Während der Trump-Ära sind die USA in puncto Umweltpolitik hinter Europa zurückgefallen. Unter dem neuen Präsidenten Biden sind Umweltthemen auf der politischen Agenda jedoch ganz nach oben gerückt. Die letzten großen Infrastrukturprogramme wurden unter Trumps Vorgänger Obama verabschiedet. Anders als diese Projekte, die vor allem darauf ausgelegt waren, die Nachfrage kurzfristig ankurbeln, sehen Bidens Pläne sowohl eine Erneuerung der veralteten US-Infrastruktur als auch umfangreiche Investitionen in Umwelttechnologie und erneuerbare Energien vor.

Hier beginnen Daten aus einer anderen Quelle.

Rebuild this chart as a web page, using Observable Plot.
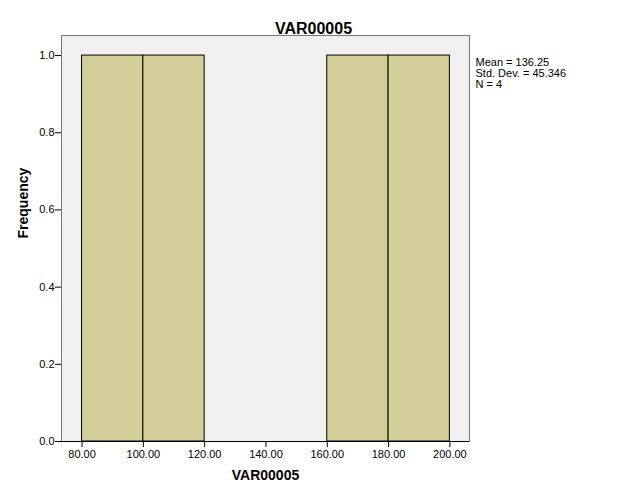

Falls es den Demokraten gelingt, die gesetzlichen Weichen für die Umsetzung dieser Pläne zu stellen, bevor sie bei den Zwischenwahlen Ende nächsten Jahres (voraussichtlich) ihre Regierungsmehrheit verlieren, könnte Bidens Infrastrukturprogramm sehr positive Auswirkungen auf die langfristige Produktivität und das Wachstum haben.

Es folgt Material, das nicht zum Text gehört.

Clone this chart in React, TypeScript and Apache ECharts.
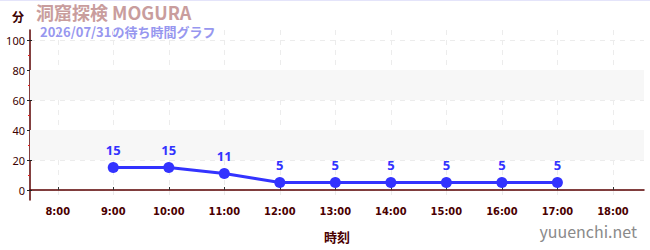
import React, { useEffect, useRef } from "react";
import * as echarts from "echarts";

const hours = [9, 10, 11, 12, 13, 14, 15, 16, 17];
const waits = [15, 15, 11, 5, 5, 5, 5, 5, 5];
const xTicks = [8, 9, 10, 11, 12, 13, 14, 15, 16, 17, 18];
const yMajor = [0, 20, 40, 60, 80, 100];
const yMinor = [10, 30, 50, 70, 90];
const bands: [number, number][] = [[20, 40], [60, 80]];
const titleText = "洞窟探検 MOGURA";
const subText = "2026/07/31の待ち時間グラフ";

const FONT = "'Noto Sans CJK JP', 'Noto Sans', sans-serif";
const AXIS = "#5a0000";

export default function App() {
  const ref = useRef<HTMLDivElement>(null);
  useEffect(() => {
    document.body.style.margin = "0";
    const chart = echarts.init(ref.current!, null, { renderer: "svg" });
    const yBase = {
      type: "value" as const,
      min: -20 / 3,
      max: 320 / 3,
    };
    chart.setOption({
      animation: false,
      textStyle: { fontFamily: FONT },
      grid: { left: 30, right: 6, top: 30, bottom: 50 },
      graphic: [
        { type: "text", left: 12, top: 10, style: { text: "分", fill: "#3a0000", font: `bold 12px ${FONT}` } },
        { type: "text", left: 36, top: 3, style: { text: titleText, fill: "#c99d9d", font: `bold 18px ${FONT}`, lineHeight: 18 } },
        { type: "text", left: 40, top: 25, style: { text: subText, fill: "#9797ef", font: `bold 13px ${FONT}`, lineHeight: 13 } },
        { type: "text", right: 13, top: 223, style: { text: "yuuenchi.net", fill: "#8a8a8a", font: `16px ${FONT}` } },
      ],
      xAxis: {
        type: "value",
        min: 7.5,
        max: 18.56,
        name: "時刻",
        nameLocation: "middle",
        nameGap: 30,
        nameTextStyle: { color: "#4a0000", fontWeight: "bold", fontSize: 13, fontFamily: FONT },
        axisLine: { show: true, lineStyle: { color: AXIS, width: 1.5 } },
        axisTick: { show: true, customValues: xTicks, length: 3, inside: true, lineStyle: { color: "#333" } },
        axisLabel: {
          customValues: xTicks,
          formatter: (v: number) => `${v}:00`,
          color: "#4a0000",
          fontSize: 11,
          fontWeight: "bold",
          fontFamily: "'Liberation Sans Narrow', 'DejaVu Sans Condensed', sans-serif",
          margin: 6,
        },
        splitLine: { show: true, lineStyle: { color: "#ececec", type: [5, 5], width: 1 } },
      },
      yAxis: [
        {
          ...yBase,
          axisLine: { show: true, lineStyle: { color: AXIS, width: 1.5 } },
          axisTick: { show: true, customValues: yMajor, length: 3, lineStyle: { color: "#222" } },
          axisLabel: { customValues: yMajor, color: "#3a0000", fontSize: 11, margin: 5, fontFamily: "'Noto Sans', sans-serif" },
          splitLine: { show: true, lineStyle: { color: "#ececec", type: [5, 5], width: 1 } },
        },
        {
          ...yBase,
          position: "left",
          axisLine: { show: false },
          axisTick: { show: true, customValues: yMajor, length: 2, inside: true, lineStyle: { color: "#222" } },
          axisLabel: { show: false },
          splitLine: { show: false },
        },
        {
          ...yBase,
          position: "left",
          axisLine: { show: false },
          axisTick: { show: true, customValues: yMinor, length: 2, lineStyle: { color: "#e02020" } },
          axisLabel: { show: false },
          splitLine: { show: false },
        },
      ],
      series: [
        {
          type: "line",
          data: hours.map((h, i) => [h, waits[i]]),
          lineStyle: { color: "#3333ff", width: 3 },
          itemStyle: { color: "#3333ff" },
          symbol: "circle",
          symbolSize: 11,
          label: {
            show: true,
            position: "top",
            distance: 6,
            color: "#3333ff",
            fontWeight: "bold",
            fontSize: 13,
            fontFamily: "'Noto Sans', sans-serif",
          },
          markArea: {
            silent: true,
            itemStyle: { color: "#f7f7f7" },
            data: bands.map(([a, b]) => [{ yAxis: a }, { yAxis: b }]),
          },
          z: 5,
        },
      ],
    });
    return () => chart.dispose();
  }, []);
  return (
    <div style={{ width: 650, height: 250, position: "relative", background: "#fff" }}>
      <div style={{ position: "absolute", left: 0, top: 0, width: 650, height: 1, background: "#e4e4fa", zIndex: 2 }} />
      <div ref={ref} style={{ width: 650, height: 250 }} />
    </div>
  );
}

Tragweite von Umweltthemen und Neuausrichtung der Geldpolitik noch nicht vollständig erkannt
Inflation, Produktivität und Wachstum sind von 2008 bis 2020 immer wieder hinter den Erwartungen zurückgeblieben. Viele der Treiber sind weiterhin intakt und wir sind weit davon entfernt, sagen zu können, dass wir uns auf dem Weg zu einem nachhaltig höheren Wirtschaftswachstum befinden. Das Einzige, was an der Inflationsdebatte nicht vorübergehend ist, ist die Debatte selbst: Bis mindestens Ende 2021 werden wir nicht wissen, ob die Inflation bleibt.

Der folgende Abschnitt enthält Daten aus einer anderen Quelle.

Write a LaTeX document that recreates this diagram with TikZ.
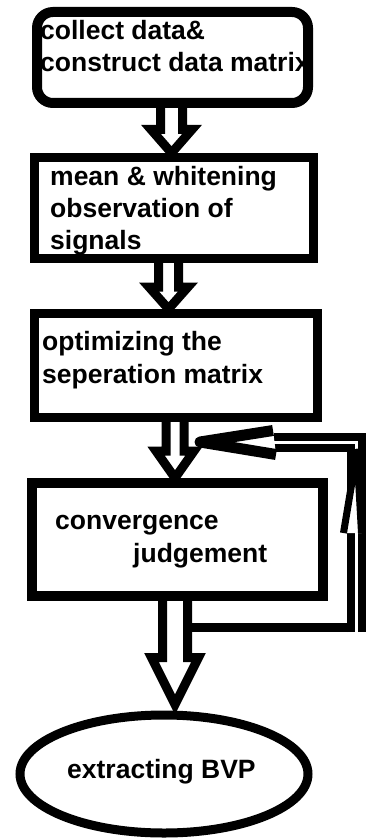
\documentclass[tikz,border=0pt]{standalone}
\usepackage{fontspec}
\setmainfont{Liberation Sans}
\usetikzlibrary{calc,shapes.geometric}

\pgfdeclarelayer{paper}
\pgfdeclarelayer{under}
\pgfsetlayers{paper,under,main}

\begin{document}
\begin{tikzpicture}[x=1pt,y=-1pt,
  box/.style={draw=black, inner sep=0pt},
  lbl/.style={anchor=base west, inner sep=0pt, font=\fontsize{26.5}{32}\selectfont\bfseries},
  hollow/.style={draw=black, fill=white, line width=9pt, line join=miter},
  % hollow block arrow: shaft half width, head half width, head length
  blk/.style n args={3}{to path={let \p1=(\tikztostart), \p2=(\tikztotarget) in
     (\x1-#1,\y1) -- (\x1-#1,\y2+#3) -- (\x1-#2,\y2+#3) -- (\x1,\y2)
     -- (\x1+#2,\y2+#3) -- (\x1+#1,\y2+#3) -- (\x1+#1,\y1)}},
  loopline/.style={draw=black, line width=9pt},
  loopdouble/.style={draw=black, double=white, double distance=3pt, line width=8pt},
  loophead/.style={draw=black, fill=white, line join=round}
]

\begin{pgfonlayer}{paper}
  \fill[white] (0,0) rectangle (366,840);
\end{pgfonlayer}
\useasboundingbox (0,0) rectangle (366,840);

% process boxes
\node[box, line width=10pt, rounded corners=16pt, minimum width=271pt, minimum height=91pt] (b1) at (172.5,57.5) {};
\node[box, line width=9pt, minimum width=279pt, minimum height=101pt] (b2) at (174,208) {};
\node[box, line width=9pt, minimum width=283pt, minimum height=104pt] (b3) at (176,365.5) {};
\node[box, line width=10pt, minimum width=291pt, minimum height=113pt] (b4) at (177.5,539.5) {};
\node[box, ellipse, line width=9pt, minimum width=288pt, minimum height=118pt] (e) at (164,774) {};

\begin{pgfonlayer}{under}
  % feedback loop from the last step back to the convergence check
  \coordinate (q0) at (187,627.5);
  \coordinate (q1) at (366,627.5);
  \coordinate (q2) at (356.5,632);
  \coordinate (q4) at (274,442.5);
  \coordinate (q5) at (200,442);
  \coordinate (u1) at (343.5,533);
  \coordinate (u2) at (357,452);
  \coordinate (u3) at (361.5,533);
  \coordinate (h1) at (273,430.5);
  \coordinate (h2) at (276,454.5);
  \draw[loopline] (q0) -- (q1);
  \draw[loopdouble] (q2) |- (q4);
  \draw[loophead, line width=7pt] (u1) -- (u2) -- (u3);
  \draw[loophead, line width=11pt] (h1) -- (q5) -- (h2);

  % flow arrows
  \draw[hollow, blk={11pt}{20.5pt}{23.5pt}] ([xshift=-1pt,yshift=3pt]b1.south) to (b2.north);
  \draw[hollow, blk={10pt}{19.5pt}{22pt}] ([xshift=-5.5pt,yshift=3pt]b2.south) to (b3.north);
  \draw[hollow, blk={9pt}{19pt}{27pt}] ([xshift=-1pt,yshift=3pt]b3.south) to (b4.north);
  \draw[hollow, blk={12.5pt}{23.5pt}{47pt}] ([xshift=-2.5pt,yshift=3pt]b4.south) to ([yshift=6pt]e.north);

  % step texts
  \node[lbl] (t1a) at (40,40) {collect data\&};
  \node[lbl] (t1b) at (40,72) {construct data matrix};
  \node[lbl] (t2a) at (50,185) {mean \& whitening};
  \node[lbl] (t2b) at (50,217) {observation of};
  \node[lbl] (t2c) at (50,249) {signals};
  \node[lbl] (t3a) at (42,350) {optimizing the};
  \node[lbl] (t3b) at (42,383) {seperation matrix};
  \node[lbl] (t4a) at (55,529) {convergence};
  \node[lbl] (t4b) at (133,562) {judgement};
  \node[lbl] (t5) at (67,778) {extracting BVP};
\end{pgfonlayer}

\end{tikzpicture}
\end{document}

Die Quintessenz für unsere Portfolios ist, dass die Märkte die Tragweite der Fiskalpolitik mit ihrer Fokussierung auf Umweltthemen und die Neuausrichtung der Geldpolitik unserer Ansicht nach nicht vollständig erkannt haben. Bislang spiegeln das Verhalten der Märkte und die Aussagen von Investoren die Erwartung einer Rückkehr zu den Vorkrisenverhältnissen wider. Doch wenn die Welt zur Normalität zurückkehrt, wird das geld- und fiskalpolitische Umfeld ein ganz anderes sein. Um in diesem Umfeld erfolgreich zu investieren, benötigt man maximale Flexibilität. Multi-Asset-Portfolios können ihr Engagement in Aktien, Anleihen, Währungen und Rohstoffen über verschiedene Regionen hinweg dynamisch steuern.